When Melissa arrives to the room, she can enter the code that she received in her confirmation email to unlock the door. That code is only active during her booked time and will changed for the next person. If there are technical difficulties, she can contact the help number provided on the top right.

Why a smart lock? Based on user interviews, I found that in the current process at SFU, music students are only let in the rehearsal rooms by a security guard. In other words, the security guard needs to leave their room in order to unlock the door with their own keys, since there is only one set of them available. I took this opportunity to propose a system makes the process faster by removing the middleman without compromising security.

pre-booking — booking — post-booking
Spontaneous room booking at the door

Having a tablet installed near the room’s door opens up the opportunity to design a more flexible booking system by providing for another entry point to the booking journey.

When Melissa has a break in between her classes and wants spontaneously book a specific room to practice, she is able to check out the schedule and book a time slot right at the door with her student number.

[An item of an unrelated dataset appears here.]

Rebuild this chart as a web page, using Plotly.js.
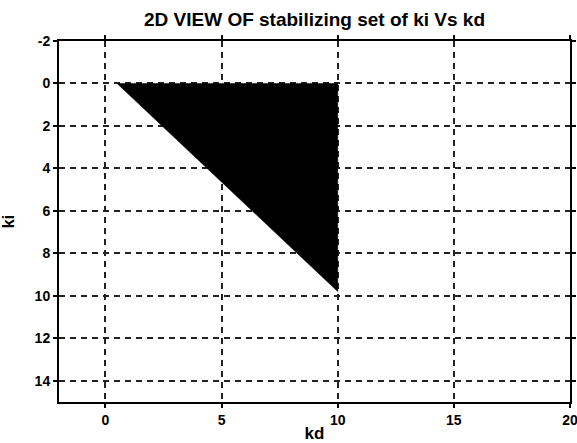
<!DOCTYPE html>
<html>
<head>
<meta charset="utf-8">
<script src="https://cdn.plot.ly/plotly-3.0.1.min.js"></script>
<style>html,body{margin:0;padding:0;background:#fff;}</style>
</head>
<body>
<div id="chart" style="width:577px;height:443px;"></div>
<script>
// Stabilizing region vertices (kd, ki)
const kdValues = [0.5, 10, 10, 0.5];
const kiValues = [0, 0, 9.8, 0];
const xTicks = [0, 5, 10, 15, 20];
const yTicks = [-2, 0, 2, 4, 6, 8, 10, 12, 14];

const fontFam = '"Liberation Sans", Arial, sans-serif';

const trace = {
  x: kdValues, y: kiValues,
  type: 'scatter', mode: 'lines',
  fill: 'toself', fillcolor: '#000000',
  line: {color: '#000000', width: 0.5},
  hoverinfo: 'skip', showlegend: false
};

const axisCommon = {
  showline: true, linecolor: '#000', linewidth: 2,
  mirror: 'ticks', ticks: 'outside', ticklen: 4, tickcolor: '#000', tickwidth: 2,
  showgrid: true, gridcolor: '#222', gridwidth: 2, griddash: '6px,5px',
  zeroline: false, ticklabeloverflow: 'allow',
  tickfont: {family: fontFam, size: 14, color: '#000', weight: 'bold'}
};

const layout = {
  width: 577, height: 443,
  margin: {l: 59, r: 7, t: 41, b: 41},
  paper_bgcolor: '#fff', plot_bgcolor: '#fff',
  title: {text: '<b>2D VIEW OF stabilizing set of ki Vs kd</b>',
    font: {family: fontFam, size: 19, color: '#000'},
    xref: 'paper', x: 0.5, xanchor: 'center', yref: 'container', y: 0.956, yanchor: 'middle'},
  xaxis: Object.assign({}, axisCommon, {
    range: [-2, 20], tickvals: xTicks, ticktext: xTicks.map(String),
    title: {text: '<b>kd</b>', font: {family: fontFam, size: 17, color: '#000'}, standoff: 0}
  }),
  yaxis: Object.assign({}, axisCommon, {
    range: [15, -2], tickvals: yTicks, ticktext: yTicks.map(String),
    title: {text: '<b>ki</b>', font: {family: fontFam, size: 16, color: '#000'}, standoff: 20}
  })
};

Plotly.newPlot('chart', [trace], layout, {staticPlot: true, displayModeBar: false});
</script>
</body>
</html>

pre-booking — booking — post-booking
Get notified

The app sends Melissa a push notification to give her a heads up that her booked time is ending soon. If the room isn’t booked, she is able to extend the time directly through the notification.

Potential next steps

My work strategy is keeping the mock-ups and wireframes low-fidelity as long as possible, because it removes all the distractions and is faster to iterate on. If I were to continue this project, the next step forward would be to test these interactive prototypes and do another iteration at higher-fidelity and based on the testing insights.